Without the pictures, can you quote each line below exactly?

# # # # # # #

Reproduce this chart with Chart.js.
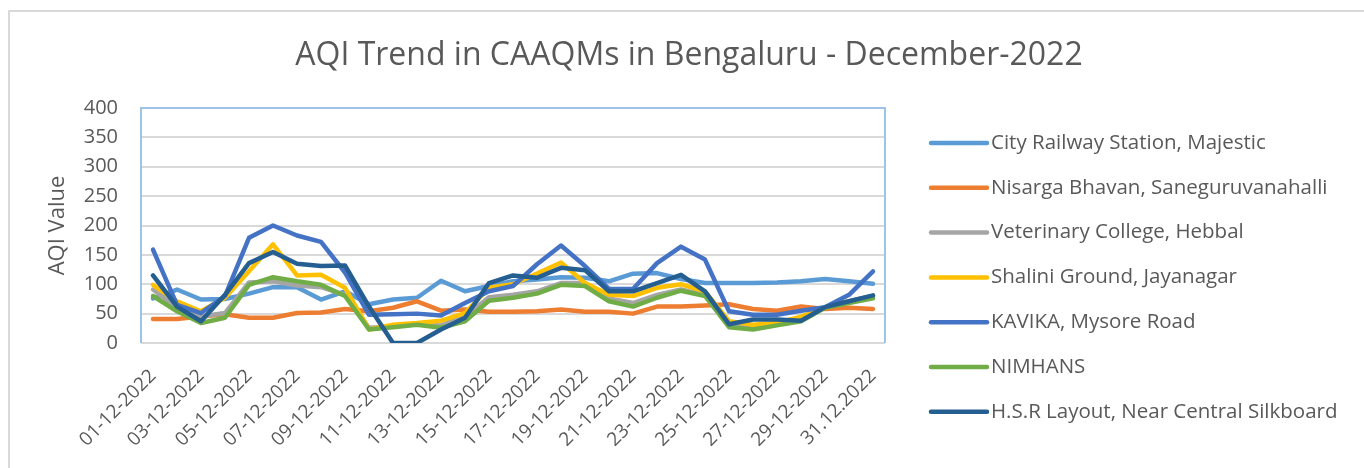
<!DOCTYPE html>
<html>
<head>
<meta charset="utf-8">
<script src="https://cdn.jsdelivr.net/npm/chart.js@4"></script>
<style>
    html, body { margin: 0; padding: 0; background: #fff; overflow: hidden; }
    #frame {
        position: absolute; left: 8px; top: 10px;
        width: 1400px; height: 500px;
        border: 2px solid #d9d9d9;
    }
    #aqiChart { position: absolute; left: 0; top: 0; }
</style>
</head>
<body>
<div id="frame"></div>
<canvas id="aqiChart" width="1364" height="468"></canvas>
<script>
const chartTitle = 'AQI Trend in CAAQMs in Bengaluru - December-2022';

const days = [
    '01-12-2022', '02-12-2022', '03-12-2022', '04-12-2022', '05-12-2022', '06-12-2022',
    '07-12-2022', '08-12-2022', '09-12-2022', '10-12-2022', '11-12-2022', '12-12-2022',
    '13-12-2022', '14-12-2022', '15-12-2022', '16-12-2022', '17-12-2022', '18-12-2022',
    '19-12-2022', '20-12-2022', '21-12-2022', '22-12-2022', '23-12-2022', '24-12-2022',
    '25-12-2022', '26-12-2022', '27-12-2022', '28-12-2022', '29-12-2022', '30-12-2022',
    '31.12.2022'
];

const stations = [
    'City Railway Station, Majestic',
    'Nisarga Bhavan, Saneguruvanahalli',
    'Veterinary College, Hebbal',
    'Shalini Ground, Jayanagar',
    'KAVIKA, Mysore Road',
    'NIMHANS',
    'H.S.R Layout, Near Central Silkboard'
];

const cityRailway = [76, 91, 74, 75, 84, 95, 95, 74, 88, 66, 74, 77, 106, 88, 97, 105, 108, 112, 111, 105, 118, 119, 109, 102, 102, 102, 103, 105, 109, 105, 101];
const nisarga     = [41, 41, 45, 49, 43, 43, 51, 52, 58, 54, 60, 71, 55, 57, 53, 53, 54, 57, 53, 53, 50, 62, 62, 64, 66, 58, 55, 62, 58, 60, 58];
const veterinary  = [91, 60, 45, 51, 103, 105, 98, 95, 82, 26, 28, 33, 30, 45, 78, 82, 88, 102, 102, 76, 68, 82, 91, 82, 31, 26, 32, 40, 60, 71, 80];
const shalini     = [99, 71, 54, 77, 122, 168, 115, 116, 94, 23, 31, 34, 38, 51, 94, 100, 118, 137, 102, 82, 80, 94, 100, 88, 37, 31, 34, 45, 60, 71, 77];
const kavika      = [159, 65, 51, 80, 179, 200, 183, 172, 120, 48, 49, 50, 47, 68, 88, 97, 134, 166, 131, 92, 92, 136, 164, 142, 54, 48, 48, 55, 61, 82, 122];
const nimhans     = [80, 54, 34, 43, 99, 112, 105, 99, 80, 23, 27, 31, 26, 37, 72, 77, 84, 99, 97, 71, 62, 77, 89, 80, 27, 23, 30, 37, 60, 68, 76];
const hsrLayout   = [115, 62, 37, 82, 136, 155, 135, 131, 132, 62, 0, 0, 23, 43, 102, 115, 111, 128, 124, 88, 88, 102, 116, 88, 32, 40, 40, 38, 61, 71, 81];

const colors = ['#5B9BD5', '#ED7D31', '#A5A5A5', '#FFC000', '#4472C4', '#70AD47', '#255E91'];
const seriesValues = [cityRailway, nisarga, veterinary, shalini, kavika, nimhans, hsrLayout];

const textColor = '#595959';
const fontFamily = '"Open Sans", "Noto Sans", sans-serif';

// frame around the plot area (light blue, like the excel plot area)
const plotBorder = {
    id: 'plotBorder',
    beforeDatasetsDraw(chart) {
        const a = chart.chartArea;
        const ctx = chart.ctx;
        ctx.save();
        ctx.strokeStyle = '#9DC3E6';
        ctx.lineWidth = 2;
        ctx.beginPath();
        ctx.moveTo(a.left, a.bottom);
        ctx.lineTo(a.left, a.top);
        ctx.lineTo(a.right, a.top);
        ctx.lineTo(a.right, a.bottom);
        ctx.stroke();
        ctx.restore();
    }
};

// title centred over the whole picture, not only the plot
const wideTitle = {
    id: 'wideTitle',
    afterDraw(chart, args, opts) {
        const ctx = chart.ctx;
        ctx.save();
        ctx.font = opts.fontSize + 'px ' + fontFamily;
        ctx.fillStyle = textColor;
        ctx.textAlign = 'center';
        ctx.textBaseline = 'middle';
        ctx.fillText(opts.text, opts.x, opts.y);
        ctx.restore();
    }
};

// legend on the right, drawn from the datasets
const sideLegend = {
    id: 'sideLegend',
    afterDraw(chart, args, opts) {
        const ctx = chart.ctx;
        ctx.save();
        ctx.font = opts.fontSize + 'px ' + fontFamily;
        ctx.textBaseline = 'middle';
        ctx.fillStyle = textColor;
        chart.data.datasets.forEach((ds, i) => {
            const y = opts.top + i * opts.step;
            ctx.strokeStyle = ds.borderColor;
            ctx.lineWidth = 4.5;
            ctx.lineCap = 'round';
            ctx.beginPath();
            ctx.moveTo(opts.left, y);
            ctx.lineTo(opts.left + opts.lineLength, y);
            ctx.stroke();
            ctx.fillText(ds.label, opts.left + opts.lineLength + 4, y);
        });
        ctx.restore();
    }
};

const ctx = document.getElementById('aqiChart');
const chart = new Chart(ctx, {
    type: 'line',
    data: {
        labels: days,
        datasets: stations.map((name, i) => ({
            label: name,
            data: seriesValues[i],
            borderColor: colors[i],
            backgroundColor: colors[i],
            borderWidth: 4.5,
            pointRadius: 0,
            tension: 0,
            borderJoinStyle: 'round',
            borderCapStyle: 'round',
            order: stations.length - i
        }))
    },
    options: {
        responsive: false,
        animation: false,
        layout: {
            padding: { left: 30, right: 479, top: 108, bottom: 0 }
        },
        plugins: {
            legend: { display: false },
            tooltip: { enabled: false },
            title: { display: false },
            wideTitle: { text: chartTitle, x: 689, y: 56, fontSize: 32 },
            sideLegend: { left: 931, top: 143, step: 44.8, lineLength: 56, fontSize: 20.5 }
        },
        scales: {
            x: {
                offset: true,
                grid: { display: false },
                border: { display: false },
                ticks: {
                    autoSkip: false,
                    minRotation: 45,
                    maxRotation: 45,
                    padding: 14,
                    color: textColor,
                    font: { family: fontFamily, size: 19 },
                    callback: function(value, index) {
                        return index % 2 === 0 ? this.getLabelForValue(value) : '';
                    }
                },
                afterFit: scale => { scale.height = 125; }
            },
            y: {
                min: 0,
                max: 400,
                border: { display: false },
                grid: {
                    color: c => c.tick.value === 400 ? 'rgba(0,0,0,0)' : '#d9d9d9',
                    lineWidth: 2,
                    drawTicks: false
                },
                ticks: {
                    stepSize: 50,
                    padding: 23,
                    color: textColor,
                    font: { family: fontFamily, size: 20 }
                },
                title: {
                    display: true,
                    text: 'AQI Value',
                    color: textColor,
                    font: { family: fontFamily, size: 22 },
                    padding: { top: 15, bottom: 0 }
                },
                afterFit: scale => { scale.width = 111; }
            }
        }
    },
    plugins: [plotBorder, wideTitle, sideLegend]
});
</script>
</body>
</html>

# # # # # # #

Written solution.
Reproduce this chart with Chart.js.
<!DOCTYPE html>
<html>
<head>
<meta charset="utf-8">
<script src="https://cdn.jsdelivr.net/npm/chart.js@4"></script>
<style>
    html, body { margin: 0; padding: 0; background: #fff; overflow: hidden; }
    #frame {
        position: absolute; left: 8px; top: 10px;
        width: 1400px; height: 500px;
        border: 2px solid #d9d9d9;
    }
    #aqiChart { position: absolute; left: 0; top: 0; }
</style>
</head>
<body>
<div id="frame"></div>
<canvas id="aqiChart" width="1364" height="468"></canvas>
<script>
const chartTitle = 'AQI Trend in CAAQMs in Bengaluru - December-2022';

const days = [
    '01-12-2022', '02-12-2022', '03-12-2022', '04-12-2022', '05-12-2022', '06-12-2022',
    '07-12-2022', '08-12-2022', '09-12-2022', '10-12-2022', '11-12-2022', '12-12-2022',
    '13-12-2022', '14-12-2022', '15-12-2022', '16-12-2022', '17-12-2022', '18-12-2022',
    '19-12-2022', '20-12-2022', '21-12-2022', '22-12-2022', '23-12-2022', '24-12-2022',
    '25-12-2022', '26-12-2022', '27-12-2022', '28-12-2022', '29-12-2022', '30-12-2022',
    '31.12.2022'
];

const stations = [
    'City Railway Station, Majestic',
    'Nisarga Bhavan, Saneguruvanahalli',
    'Veterinary College, Hebbal',
    'Shalini Ground, Jayanagar',
    'KAVIKA, Mysore Road',
    'NIMHANS',
    'H.S.R Layout, Near Central Silkboard'
];

const cityRailway = [76, 91, 74, 75, 84, 95, 95, 74, 88, 66, 74, 77, 106, 88, 97, 105, 108, 112, 111, 105, 118, 119, 109, 102, 102, 102, 103, 105, 109, 105, 101];
const nisarga     = [41, 41, 45, 49, 43, 43, 51, 52, 58, 54, 60, 71, 55, 57, 53, 53, 54, 57, 53, 53, 50, 62, 62, 64, 66, 58, 55, 62, 58, 60, 58];
const veterinary  = [91, 60, 45, 51, 103, 105, 98, 95, 82, 26, 28, 33, 30, 45, 78, 82, 88, 102, 102, 76, 68, 82, 91, 82, 31, 26, 32, 40, 60, 71, 80];
const shalini     = [99, 71, 54, 77, 122, 168, 115, 116, 94, 23, 31, 34, 38, 51, 94, 100, 118, 137, 102, 82, 80, 94, 100, 88, 37, 31, 34, 45, 60, 71, 77];
const kavika      = [159, 65, 51, 80, 179, 200, 183, 172, 120, 48, 49, 50, 47, 68, 88, 97, 134, 166, 131, 92, 92, 136, 164, 142, 54, 48, 48, 55, 61, 82, 122];
const nimhans     = [80, 54, 34, 43, 99, 112, 105, 99, 80, 23, 27, 31, 26, 37, 72, 77, 84, 99, 97, 71, 62, 77, 89, 80, 27, 23, 30, 37, 60, 68, 76];
const hsrLayout   = [115, 62, 37, 82, 136, 155, 135, 131, 132, 62, 0, 0, 23, 43, 102, 115, 111, 128, 124, 88, 88, 102, 116, 88, 32, 40, 40, 38, 61, 71, 81];

const colors = ['#5B9BD5', '#ED7D31', '#A5A5A5', '#FFC000', '#4472C4', '#70AD47', '#255E91'];
const seriesValues = [cityRailway, nisarga, veterinary, shalini, kavika, nimhans, hsrLayout];

const textColor = '#595959';
const fontFamily = '"Open Sans", "Noto Sans", sans-serif';

// frame around the plot area (light blue, like the excel plot area)
const plotBorder = {
    id: 'plotBorder',
    beforeDatasetsDraw(chart) {
        const a = chart.chartArea;
        const ctx = chart.ctx;
        ctx.save();
        ctx.strokeStyle = '#9DC3E6';
        ctx.lineWidth = 2;
        ctx.beginPath();
        ctx.moveTo(a.left, a.bottom);
        ctx.lineTo(a.left, a.top);
        ctx.lineTo(a.right, a.top);
        ctx.lineTo(a.right, a.bottom);
        ctx.stroke();
        ctx.restore();
    }
};

// title centred over the whole picture, not only the plot
const wideTitle = {
    id: 'wideTitle',
    afterDraw(chart, args, opts) {
        const ctx = chart.ctx;
        ctx.save();
        ctx.font = opts.fontSize + 'px ' + fontFamily;
        ctx.fillStyle = textColor;
        ctx.textAlign = 'center';
        ctx.textBaseline = 'middle';
        ctx.fillText(opts.text, opts.x, opts.y);
        ctx.restore();
    }
};

// legend on the right, drawn from the datasets
const sideLegend = {
    id: 'sideLegend',
    afterDraw(chart, args, opts) {
        const ctx = chart.ctx;
        ctx.save();
        ctx.font = opts.fontSize + 'px ' + fontFamily;
        ctx.textBaseline = 'middle';
        ctx.fillStyle = textColor;
        chart.data.datasets.forEach((ds, i) => {
            const y = opts.top + i * opts.step;
            ctx.strokeStyle = ds.borderColor;
            ctx.lineWidth = 4.5;
            ctx.lineCap = 'round';
            ctx.beginPath();
            ctx.moveTo(opts.left, y);
            ctx.lineTo(opts.left + opts.lineLength, y);
            ctx.stroke();
            ctx.fillText(ds.label, opts.left + opts.lineLength + 4, y);
        });
        ctx.restore();
    }
};

const ctx = document.getElementById('aqiChart');
const chart = new Chart(ctx, {
    type: 'line',
    data: {
        labels: days,
        datasets: stations.map((name, i) => ({
            label: name,
            data: seriesValues[i],
            borderColor: colors[i],
            backgroundColor: colors[i],
            borderWidth: 4.5,
            pointRadius: 0,
            tension: 0,
            borderJoinStyle: 'round',
            borderCapStyle: 'round',
            order: stations.length - i
        }))
    },
    options: {
        responsive: false,
        animation: false,
        layout: {
            padding: { left: 30, right: 479, top: 108, bottom: 0 }
        },
        plugins: {
            legend: { display: false },
            tooltip: { enabled: false },
            title: { display: false },
            wideTitle: { text: chartTitle, x: 689, y: 56, fontSize: 32 },
            sideLegend: { left: 931, top: 143, step: 44.8, lineLength: 56, fontSize: 20.5 }
        },
        scales: {
            x: {
                offset: true,
                grid: { display: false },
                border: { display: false },
                ticks: {
                    autoSkip: false,
                    minRotation: 45,
                    maxRotation: 45,
                    padding: 14,
                    color: textColor,
                    font: { family: fontFamily, size: 19 },
                    callback: function(value, index) {
                        return index % 2 === 0 ? this.getLabelForValue(value) : '';
                    }
                },
                afterFit: scale => { scale.height = 125; }
            },
            y: {
                min: 0,
                max: 400,
                border: { display: false },
                grid: {
                    color: c => c.tick.value === 400 ? 'rgba(0,0,0,0)' : '#d9d9d9',
                    lineWidth: 2,
                    drawTicks: false
                },
                ticks: {
                    stepSize: 50,
                    padding: 23,
                    color: textColor,
                    font: { family: fontFamily, size: 20 }
                },
                title: {
                    display: true,
                    text: 'AQI Value',
                    color: textColor,
                    font: { family: fontFamily, size: 22 },
                    padding: { top: 15, bottom: 0 }
                },
                afterFit: scale => { scale.width = 111; }
            }
        }
    },
    plugins: [plotBorder, wideTitle, sideLegend]
});
</script>
</body>
</html>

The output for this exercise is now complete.